Set task –
Find and copy lines holding "this".

Materials provided –
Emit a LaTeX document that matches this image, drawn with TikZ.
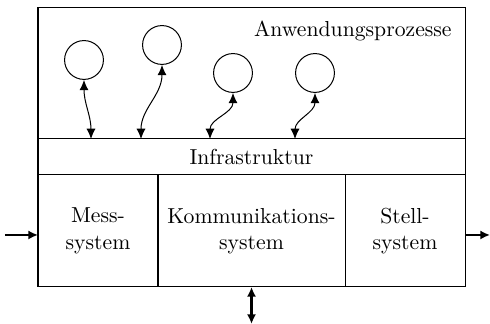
\documentclass[tikz,border=0pt]{standalone}
\usepackage{tikz}
\usetikzlibrary{arrows.meta,positioning}
\tikzset{
  blk/.style={draw, line width=0.5pt, outer sep=0pt, inner sep=2pt,
              align=center, minimum height=1.96cm},
  proc/.style={draw, circle, line width=0.5pt, minimum size=0.68cm,
               inner sep=0pt},
  link/.style={{Latex[length=1.8mm,width=1.6mm]}-{Latex[length=1.8mm,width=1.6mm]},
               line width=0.5pt},
  io/.style={-{Latex[length=1.7mm,width=1.6mm]}, line width=1pt},
}

\begin{document}
\begin{tikzpicture}[font=\fontsize{10.8}{13.2}\selectfont]
\useasboundingbox (0,0) rectangle (8.575,5.67);
% top area and the band below it
\node[draw, line width=0.5pt, outer sep=0pt, minimum width=7.4725cm,
      minimum height=2.2925cm] (anw) at (4.40125, 4.38375) {};
\node[anchor=north east, inner sep=0pt] (anwlab) at (7.91, 5.31)
  {Anwendungsprozesse};
\node[draw, line width=0.5pt, outer sep=0pt, minimum width=7.4725cm,
      minimum height=0.63cm] (infra) at (4.40125, 2.9225) {Infrastruktur};
% lower row
\node[blk, minimum width=2.1cm] (mess) at (1.715, 1.6275) {Mess-\\system};
\node[blk, minimum width=3.2725cm] (komm) at (4.40125, 1.6275)
  {Kommunikations-\\system};
\node[blk, minimum width=2.1cm] (stell) at (7.0875, 1.6275) {Stell-\\system};
% processes
\foreach \i/\x/\y in {1/1.47/4.62, 2/2.835/4.8825, 3/4.0775/4.3925,
                      4/5.5125/4.3925} {
  \node[proc] (p\i) at (\x, \y) {};
}
\foreach \i/\x in {1/1.5925, 2/2.4675, 3/3.675, 4/5.1625} {
  \coordinate (c\i) at (\x, 3.2375);
  \draw[link] (p\i.south) to[out=-90, in=90] (c\i);
}
% outside connections
\coordinate (in) at (0.0875, 1.5575);
\coordinate (out) at (8.575, 1.5575);
\coordinate (bus) at (4.40125, 0);
\draw[io] (in) -- (in -| mess.west);
\draw[io] (out -| stell.east) -- (out);
\draw[io, {Latex[length=1.7mm,width=1.6mm]}-{Latex[length=1.7mm,width=1.6mm]}]
  (komm.south) -- (bus);
\end{tikzpicture}
\end{document}
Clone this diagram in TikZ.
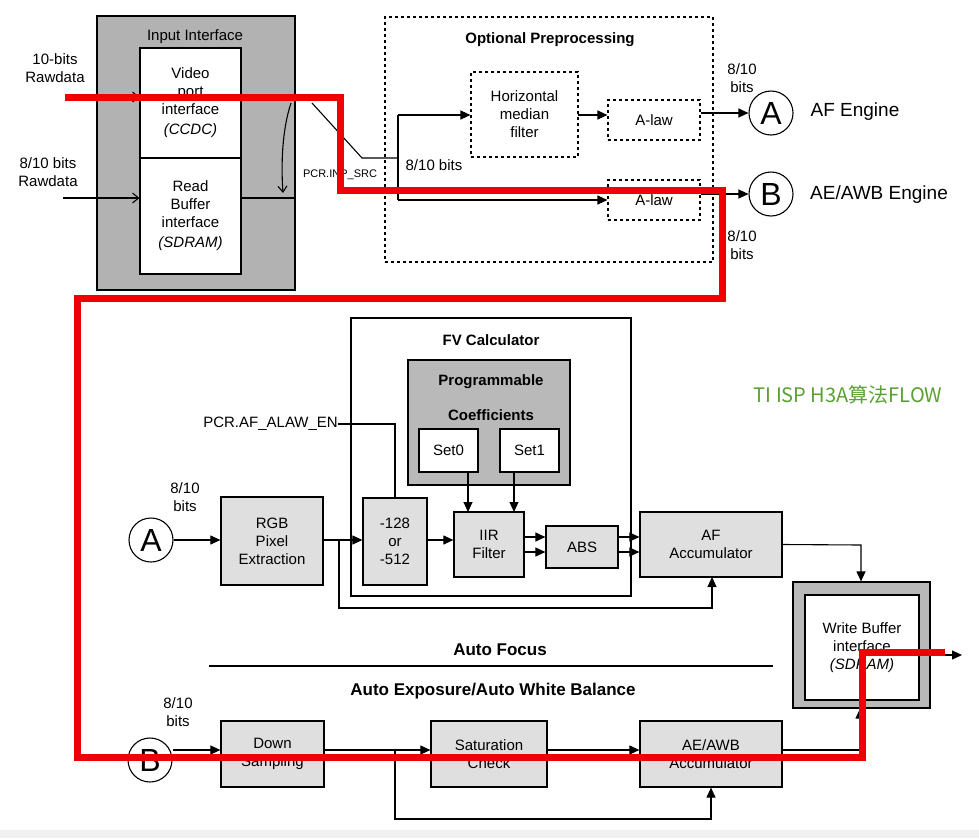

In response –
Emit a LaTeX document that matches this image, drawn with TikZ.
Clone this diagram in TikZ.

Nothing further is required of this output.